All I'm saying, is that being compared to a Muppet is not the end of the world.
Can we talk about the cons of throwing up in the bathtub. there are no pros.
We'll make it into fun. If I can make wii bowling into a drinking game, I can make studying spanish into a sex game.
it is 7:54 and i am surrounded by drunk old people. drunk enough that my grandmother and her friend just compared boobs. as in, shirts off, bras coming down. save me.
I put the extra pregnancy test in my sex toys box as a reminder that my actions have consequences.
Look, I'm just saying... paying ur respects to the neighbors who had a death in the family with food u steal from the neighbors having the cookout may result in a negative karma situation.
Day drinking straight vodka out of a Mountain Dew can being towed behind a kayak on a raft. And no, there is no time difference, it really is 10 am.
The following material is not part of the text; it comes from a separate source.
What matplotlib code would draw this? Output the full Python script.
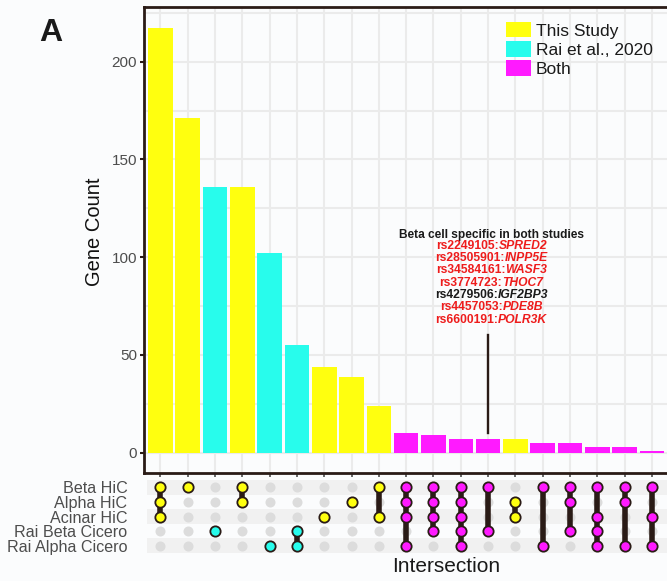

Hopefully this dress says "let me rent your house" and not "let me suck your dick for money"
I'm gonna have to get a lube sherpa.
As I was blowing him, he proceeded to tell me that his friend who I blew years ago gave me a five star review on my BJ skills. And, he agrees.
Atta girl.
Please explain the hospital band on my wrist.
So, just how hungover are you?
Not at all, surprisingly.
That has to be your X-Men power.
Totally just got spotted hitting the bowl by someone else hitting a bowl. We gave each other a head nod
If I get back to the house before you, I'm setting up the swing. If you get there before me, it's chains and cuffs.
How was the tequila? Are you making bad decisions yet?